Programmes do not happen in sterile lab conditions: they become strongly intertwined with the local political economy context. Who gets which jobs, and how, is just as important, from a peacebuilding perspective, than the overall quantity of jobs created.

Key findings

  • For most young people in Africa, the problem is mostly one of ‘bad jobs’ rather than inactivity. Quality of work is therefore a crucial variable to explain the connection between employment and peacebuilding.
  • While violence flourishes in areas that are relatively deprived (including in terms of quantity and quality of jobs), this does not explain individual decisions to participate (or not) in violence. Macro-level considerations have limited analytical and predictive power at the individual level. This poses a key challenge for programmes that are based on selecting beneficiaries based on individual characteristics such as ‘vulnerability’ and ‘risk’.
  • Employment impact and peacebuilding impact are not one and the same, nor are they necessarily mutually reinforcing. Employment for Peacebuilding programmes are not simply employment programmes with a peacebuilding add-on: they are a qualitatively different kind of programme, and need to navigate trade-offs between employment and peacebuilding impact.

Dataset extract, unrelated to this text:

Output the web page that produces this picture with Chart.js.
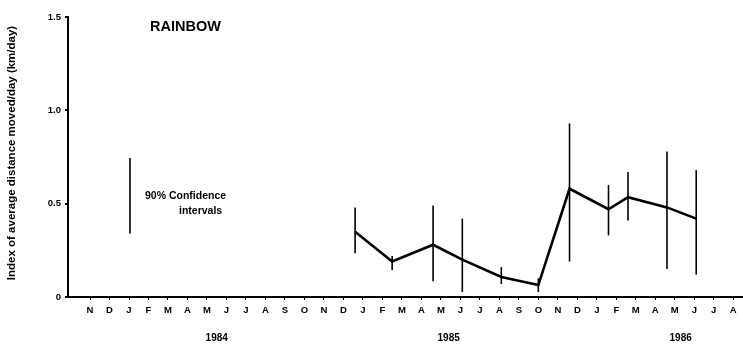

  • It is important to distinguish between impact on programme participants and impact for society at large. Even if an intervention is successful in improving the situation of its participants, this may not necessarily translate into benefits for the whole of society, and non-participants may even suffer as a result. The logical gap between ‘employment for some’ and ‘peace for all’ is probably the greatest conundrum facing Employment for Peacebuilding programmes.